1. Humans seem to operate well with very little data. What assumptions are we as humans making that differ from those in learning theory? These assumptions are probably something stronger than distribution-independent (e.g. in traditional PAC learning and statistical learning theory) but much weaker than assuming uniform distribution (which is, for example, studied in the PAC framework). Defining such in-between, “natural” distributions is very challenging. Luckily, those in the computational complexity theory community deal with these issues, so some very smart people have thought about this.
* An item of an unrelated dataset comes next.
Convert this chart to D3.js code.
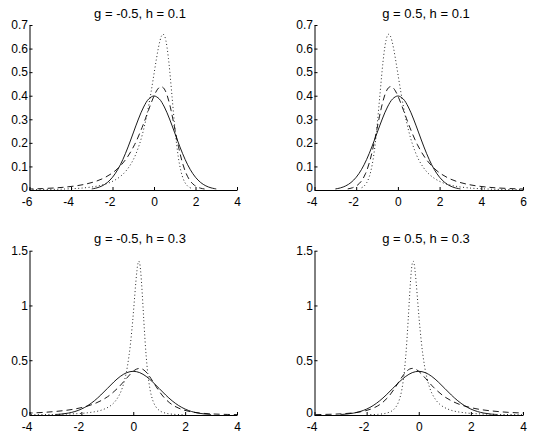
<!DOCTYPE html>
<html>
<head>
<meta charset="utf-8">
<script src="https://cdn.jsdelivr.net/npm/d3@7"></script>
<style>
  html, body { margin: 0; padding: 0; background: #fff; }
  svg { display: block; font-family: "Liberation Sans", Arial, sans-serif; }
  .tick text { font-size: 12px; fill: #000; }
  .title { font-size: 13px; fill: #000; }
</style>
</head>
<body>
<svg id="chart" width="534" height="440"></svg>
<script>
// ---------------- data ----------------
const titles = ["g = -0.5, h = 0.1", "g = 0.5, h = 0.1", "g = -0.5, h = 0.3", "g = 0.5, h = 0.3"];
const xTicksA = [-6, -4, -2, 0, 2, 4];
const xTicksB = [-4, -2, 0, 2, 4, 6];
const xTicksC = [-4, -2, 0, 2, 4];
const yTicksTop = [0, 0.1, 0.2, 0.3, 0.4, 0.5, 0.6, 0.7];
const yTicksBottom = [0, 0.5, 1, 1.5];

// standard normal (solid)
const normX = [-3, -2.75, -2.5, -2.25, -2, -1.75, -1.5, -1.25, -1, -0.75, -0.5, -0.25, 0, 0.25, 0.5, 0.75, 1, 1.25, 1.5, 1.75, 2, 2.25, 2.5, 2.75, 3];
const normY = [0.00443, 0.00909, 0.01753, 0.03174, 0.05399, 0.08628, 0.12952, 0.18265, 0.24197, 0.30114, 0.35207, 0.38667, 0.39894, 0.38667, 0.35207, 0.30114, 0.24197, 0.18265, 0.12952, 0.08628, 0.05399, 0.03174, 0.01753, 0.00909, 0.00443];

// h = 0.1 : dashed (g-and-h) and dotted (standardised) densities
const dashX_h1_neg = [-10.921, -8.626, -6.808, -5.359, -4.198, -3.261, -2.500, -1.878, -1.364, -0.936, -0.575, -0.415, -0.267, -0.129, 0, 0.121, 0.236, 0.344, 0.448, 0.547, 0.643, 0.736, 0.827, 1.005, 1.181, 1.359, 1.544, 1.740, 1.950, 2.181, 2.437];
const dashX_h1_pos = [10.921, 8.626, 6.808, 5.359, 4.198, 3.261, 2.500, 1.878, 1.364, 0.936, 0.575, 0.415, 0.267, 0.129, 0, -0.121, -0.236, -0.344, -0.448, -0.547, -0.643, -0.736, -0.827, -1.005, -1.181, -1.359, -1.544, -1.740, -1.950, -2.181, -2.437];
const dashY_h1 = [0.00043, 0.00112, 0.00271, 0.00614, 0.01298, 0.02563, 0.04720, 0.08100, 0.12942, 0.19221, 0.26493, 0.30225, 0.33819, 0.37101, 0.39894, 0.42036, 0.43389, 0.43862, 0.43411, 0.42060, 0.39878, 0.37002, 0.33591, 0.25929, 0.18351, 0.11921, 0.07121, 0.03921, 0.01994, 0.00939, 0.00410];

const dotX_h1_neg = [-7.037, -5.515, -4.308, -3.347, -2.577, -1.955, -1.450, -1.037, -0.697, -0.413, -0.173, -0.067, 0.031, 0.123, 0.208, 0.289, 0.365, 0.437, 0.506, 0.572, 0.635, 0.697, 0.757, 0.875, 0.992, 1.110, 1.233, 1.363, 1.502, 1.655, 1.825];
const dotX_h1_pos = [7.037, 5.515, 4.308, 3.347, 2.577, 1.955, 1.450, 1.037, 0.697, 0.413, 0.173, 0.067, -0.031, -0.123, -0.208, -0.289, -0.365, -0.437, -0.506, -0.572, -0.635, -0.697, -0.757, -0.875, -0.992, -1.110, -1.233, -1.363, -1.502, -1.655, -1.825];
const dotY_h1 = [0.00065, 0.00168, 0.00408, 0.00925, 0.01956, 0.03863, 0.07114, 0.12208, 0.19506, 0.28970, 0.39930, 0.45555, 0.50972, 0.55918, 0.60128, 0.63356, 0.65396, 0.66108, 0.65429, 0.63392, 0.60104, 0.55769, 0.50628, 0.39080, 0.27658, 0.17967, 0.10733, 0.05910, 0.03005, 0.01415, 0.00618];

// h = 0.3
const dashX_h3_neg = [-26.861, -18.377, -12.718, -8.891, -6.262, -4.429, -3.131, -2.195, -1.507, -0.990, -0.590, -0.421, -0.269, -0.129, 0, 0.121, 0.237, 0.349, 0.459, 0.569, 0.680, 0.795, 0.914, 1.175, 1.479, 1.846, 2.304, 2.886, 3.644, 4.646, 5.993];
const dashX_h3_pos = [26.861, 18.377, 12.718, 8.891, 6.262, 4.429, 3.131, 2.195, 1.507, 0.990, 0.590, 0.421, 0.269, 0.129, 0, -0.121, -0.237, -0.349, -0.459, -0.569, -0.680, -0.795, -0.914, -1.175, -1.479, -1.846, -2.304, -2.886, -3.644, -4.646, -5.993];
const dashY_h3 = [0.00011, 0.00033, 0.00095, 0.00252, 0.00620, 0.01409, 0.02960, 0.05735, 0.10220, 0.16676, 0.24767, 0.29067, 0.33221, 0.36931, 0.39894, 0.41836, 0.42556, 0.41971, 0.40124, 0.37187, 0.33426, 0.29164, 0.24717, 0.16348, 0.09756, 0.05296, 0.02631, 0.01201, 0.00506, 0.00197, 0.00071];

const dotX_h3_neg = [-7.998, -5.427, -3.712, -2.552, -1.756, -1.200, -0.807, -0.523, -0.315, -0.158, -0.037, 0.014, 0.060, 0.102, 0.142, 0.178, 0.214, 0.247, 0.281, 0.314, 0.348, 0.383, 0.419, 0.498, 0.590, 0.701, 0.840, 1.016, 1.246, 1.549, 1.958];
const dotX_h3_pos = [7.998, 5.427, 3.712, 2.552, 1.756, 1.200, 0.807, 0.523, 0.315, 0.158, 0.037, -0.014, -0.060, -0.102, -0.142, -0.178, -0.214, -0.247, -0.281, -0.314, -0.348, -0.383, -0.419, -0.498, -0.590, -0.701, -0.840, -1.016, -1.246, -1.549, -1.958];
const dotY_h3 = [0.00035, 0.00109, 0.00314, 0.00832, 0.02046, 0.04650, 0.09768, 0.18928, 0.33727, 0.55033, 0.81737, 0.95929, 1.09637, 1.21880, 1.31661, 1.38069, 1.40447, 1.38515, 1.32418, 1.22728, 1.10314, 0.96247, 0.81572, 0.53953, 0.32199, 0.17477, 0.08682, 0.03965, 0.01670, 0.00650, 0.00234];

// ---------------- layout ----------------
const zip = (xs, ys) => xs.map((x, i) => [x, ys[i]]);
const panels = [
  { title: titles[0], x0: 29.5, x1: 237, y0: 25, y1: 190, xd: [-6, 4], xt: xTicksA, yd: [0, 0.7], yt: yTicksTop, tx: 140, ty: 17.5,
    dash: zip(dashX_h1_neg, dashY_h1), dot: zip(dotX_h1_neg, dotY_h1) },
  { title: titles[1], x0: 314.5, x1: 523, y0: 25, y1: 190, xd: [-4, 6], xt: xTicksB, yd: [0, 0.7], yt: yTicksTop, tx: 426, ty: 17.5,
    dash: zip(dashX_h1_pos, dashY_h1), dot: zip(dotX_h1_pos, dotY_h1) },
  { title: titles[2], x0: 29.5, x1: 237, y0: 250.7, y1: 415, xd: [-4, 4], xt: xTicksC, yd: [0, 1.5], yt: yTicksBottom, tx: 140, ty: 243,
    dash: zip(dashX_h3_neg, dashY_h3), dot: zip(dotX_h3_neg, dotY_h3) },
  { title: titles[3], x0: 314.5, x1: 523, y0: 250.7, y1: 415, xd: [-4, 4], xt: xTicksC, yd: [0, 1.5], yt: yTicksBottom, tx: 426, ty: 243,
    dash: zip(dashX_h3_pos, dashY_h3), dot: zip(dotX_h3_pos, dotY_h3) }
];

const svg = d3.select("#chart");

panels.forEach((p, i) => {
  const x = d3.scaleLinear().domain(p.xd).range([p.x0, p.x1]);
  const y = d3.scaleLinear().domain(p.yd).range([p.y1, p.y0]);
  const g = svg.append("g");

  const clipId = "clip" + i;
  svg.append("clipPath").attr("id", clipId).append("rect")
    .attr("x", p.x0).attr("y", p.y0 - 2).attr("width", p.x1 - p.x0).attr("height", p.y1 - p.y0 + 2);

  const line = d3.line().x(d => x(d[0])).y(d => y(d[1])).curve(d3.curveCatmullRom);
  const curves = g.append("g").attr("clip-path", `url(#${clipId})`);

  curves.append("path").datum(zip(normX, normY)).attr("d", line)
    .attr("fill", "none").attr("stroke", "#000").attr("stroke-width", 0.9);
  curves.append("path").datum(p.dash).attr("d", line)
    .attr("fill", "none").attr("stroke", "#000").attr("stroke-width", 0.9)
    .attr("stroke-dasharray", "6,4");
  curves.append("path").datum(p.dot).attr("d", line)
    .attr("fill", "none").attr("stroke", "#111").attr("stroke-width", 0.9)
    .attr("stroke-dasharray", "1,2.5");

  const fmt = d => (d === 0 ? "0" : String(+d.toFixed(2)));
  const xAxis = d3.axisBottom(x).tickValues(p.xt).tickSize(-3).tickSizeOuter(0).tickPadding(7).tickFormat(fmt);
  const yAxis = d3.axisLeft(y).tickValues(p.yt).tickSize(-3).tickSizeOuter(0).tickPadding(1.5).tickFormat(fmt);

  const gx = g.append("g").attr("transform", `translate(0,${p.y1})`).call(xAxis);
  const gy = g.append("g").attr("transform", `translate(${p.x0},0)`).call(yAxis);
  [gx, gy].forEach(a => {
    a.select(".domain").attr("stroke", "#000").attr("stroke-width", 1);
    a.selectAll(".tick line").attr("stroke", "#000");
    a.selectAll(".tick text").style("font-family", "'Liberation Sans', Arial, sans-serif").style("font-size", "12px");
  });
  // negative x labels: digit centred on the tick, minus sign hangs to the left
  gx.selectAll(".tick text").attr("dx", d => (d < 0 ? -3 : 0));
  // lift the "0" label of the y axis slightly so it clears the x labels
  gy.selectAll(".tick text").filter(d => d === 0).attr("y", -2);

  g.append("text").attr("class", "title")
    .attr("x", p.tx).attr("y", p.ty).attr("text-anchor", "middle").text(p.title);
});
</script>
</body>
</html>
Complexity theorists have defined various notions of “average case complexity” and the concept of “smoothed analysis,” which attempts to eliminate “pathological cases” (essentially those only occurring when operating with infinite precision). A big triumph of smoothed analysis was showing that the simplex algorithm for solving linear programs is runs in polynomial time under reasonable smoothing conditions. It would be interesting to develop similar results for learning, perhaps showing that its possible to learn (up to necessary error), certain classes of noisified concepts
2. There is a lot of theory for supervised learning and quite a bit for online learning and density estimation. However, there isn’t much theory for unsupervised/representation learning* (though see, e.g., Nina Balcan’s thesis). Indeed, as Roger has discussed, it’s hard to even formulate the problem we are solving in the unsupervised setting.
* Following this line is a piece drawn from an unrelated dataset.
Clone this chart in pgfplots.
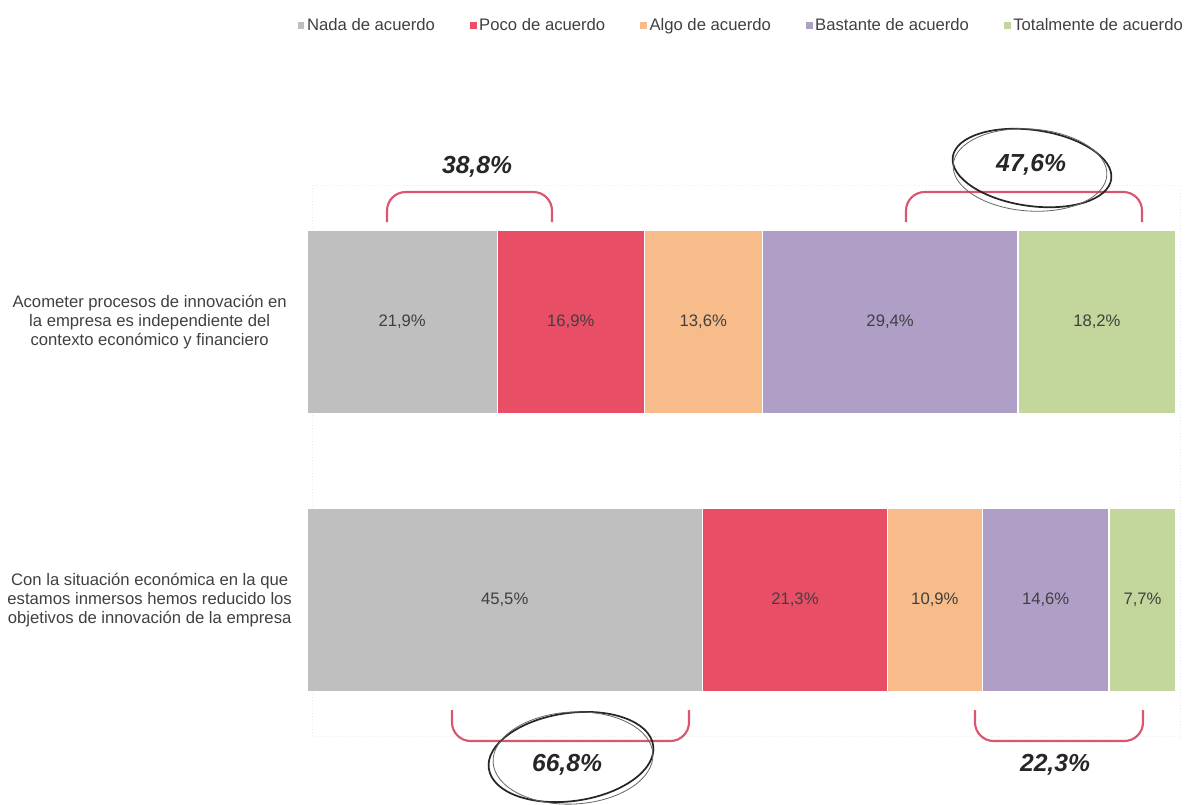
\documentclass[border=0pt]{standalone}
\usepackage{pgfplots}
\pgfplotsset{compat=1.18}
\usepackage{fontspec}
\setmainfont{Liberation Sans}
\definecolor{cgray}{HTML}{BFBFBF}
\definecolor{cred}{HTML}{E84E66}
\definecolor{corange}{HTML}{F8BC8B}
\definecolor{cpurple}{HTML}{AF9FC7}
\definecolor{cgreen}{HTML}{C3D69B}
\definecolor{cbrace}{HTML}{D9566F}
\definecolor{ctext}{HTML}{404040}
\pgfplotsset{sq/.style={legend image code/.code={\fill[##1,draw=none] (0pt,-2.6pt) rectangle (5.2pt,2.6pt);}}}
\begin{document}
\begin{tikzpicture}
\useasboundingbox (0,0) rectangle (895.5pt,-603pt);
\begin{scope}[x=0.75pt,y=-0.75pt]
\draw[black!8, dotted] (312,185) rectangle (1180,736);
\end{scope}
\begin{axis}[
  at={(230.25pt,-551.25pt)}, anchor=south west,
  scale only axis, width=651.75pt, height=411.75pt,
  xbar stacked, bar width=137.25pt, bar shift=0pt,
  xmin=0, xmax=100, ymin=-0.486, ymax=1.489,
  axis line style={draw=none},
  xtick=\empty, ytick={0,1}, major tick length=0pt,
  yticklabels={{Con la situación económica en la que\\estamos inmersos hemos reducido los\\objetivos de innovación de la empresa},{Acometer procesos de innovación en\\la empresa es independiente del\\contexto económico y financiero}},
  yticklabel style={anchor=center, xshift=-118pt, align=center, font=\fontsize{12.5}{14.25}\selectfont, text=ctext},
  legend columns=5,
  legend style={at={(0.5,1.293)}, anchor=center, draw=none, fill=none, font=\fontsize{12.5}{15}\selectfont, text=ctext, /tikz/every even column/.append style={column sep=24pt}},
  clip=false,
]
\addplot[sq, fill=cgray, draw=white, line width=1pt] coordinates {(21.9,1) (45.5,0)};
\addlegendentry{Nada de acuerdo}
\addplot[sq, fill=cred, draw=white, line width=1pt] coordinates {(16.9,1) (21.3,0)};
\addlegendentry{Poco de acuerdo}
\addplot[sq, fill=corange, draw=white, line width=1pt] coordinates {(13.6,1) (10.9,0)};
\addlegendentry{Algo de acuerdo}
\addplot[sq, fill=cpurple, draw=white, line width=1pt] coordinates {(29.4,1) (14.6,0)};
\addlegendentry{Bastante de acuerdo}
\addplot[sq, fill=cgreen, draw=white, line width=1pt] coordinates {(18.2,1) (7.7,0)};
\addlegendentry{Totalmente de acuerdo}
\end{axis}
\begin{axis}[
  at={(230.25pt,-551.25pt)}, anchor=south west,
  scale only axis, width=651.75pt, height=411.75pt,
  xmin=0, xmax=100, ymin=-0.486, ymax=1.489,
  hide axis, clip=false,
]
\addplot[draw=none, mark=none, nodes near coords, point meta=explicit symbolic,
  every node near coord/.append style={anchor=center, font=\fontsize{12.5}{14}\selectfont, text=ctext}]
  coordinates {
  (10.95,1) [21,9\%] (30.35,1) [16,9\%] (45.6,1) [13,6\%] (67.1,1) [29,4\%] (90.9,1) [18,2\%]
  (22.75,0) [45,5\%] (56.15,0) [21,3\%] (72.25,0) [10,9\%] (85.0,0) [14,6\%] (96.15,0) [7,7\%]
  };
\end{axis}
\begin{scope}[x=0.75pt,y=-0.75pt]
\tikzset{br/.style={cbrace, line width=1.6pt, rounded corners=14pt},
  pct/.style={font=\fontsize{18.5}{20}\selectfont\bfseries\itshape, text=black!85}}
\draw[br] (387,222) -- (387,192) -- (552,192) -- (552,222);
\draw[br] (906,222) -- (906,192) -- (1142,192) -- (1142,222);
\draw[br] (452,710) -- (452,741) -- (689,741) -- (689,710);
\draw[br] (975,710) -- (975,741) -- (1143,741) -- (1143,710);
\node[pct] at (477,167) {38,8\%};
\node[pct] at (1031,165) {47,6\%};
\node[pct] at (567,765) {66,8\%};
\node[pct] at (1055,765) {22,3\%};
\draw[black!85, line width=1.3pt, rotate around={-8:(1032,168)}] (1032,168) ellipse [x radius=80, y radius=38];
\draw[black!60, line width=0.6pt, rotate around={-4:(1030,170)}] (1030,170) ellipse [x radius=77, y radius=41];
\draw[black!85, line width=1.3pt, rotate around={8:(571,757)}] (571,757) ellipse [x radius=83, y radius=44];
\draw[black!60, line width=0.6pt, rotate around={3:(573,758)}] (573,758) ellipse [x radius=80, y radius=46];
\end{scope}
\end{tikzpicture}
\end{document}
3. There are various results in Bayesian theory regarding consistency and convergence of Bayesian inference. There is also an area somewhat within statistical learning theory called PAC-Bayesian theory. PAC-Bayes theory provides some very tight generalization bounds, applicable in supervised and unsupervised learning, density estimation, and reinforcement learning. It’s a beautiful area of work which integrates the Bayesian concept of having a prior distribution over the hypothesis class, which neither computational learning theory nor standard statistical learning do. But while it has a Bayesian flavor, it’s not strictly concerned with the classical conception of Bayesian inference. It would be interesting to have a “Bayesian learning theory”, though it’s possible such a thing is doable using existing PAC-Bayesian results.**
* Now obligatory disclaimer regarding the subtly of this distinction, with a link to Roger’s post.
** I am not a PAC-Bayes guru by any means, so any corrections to this portion from an expert are appreciated.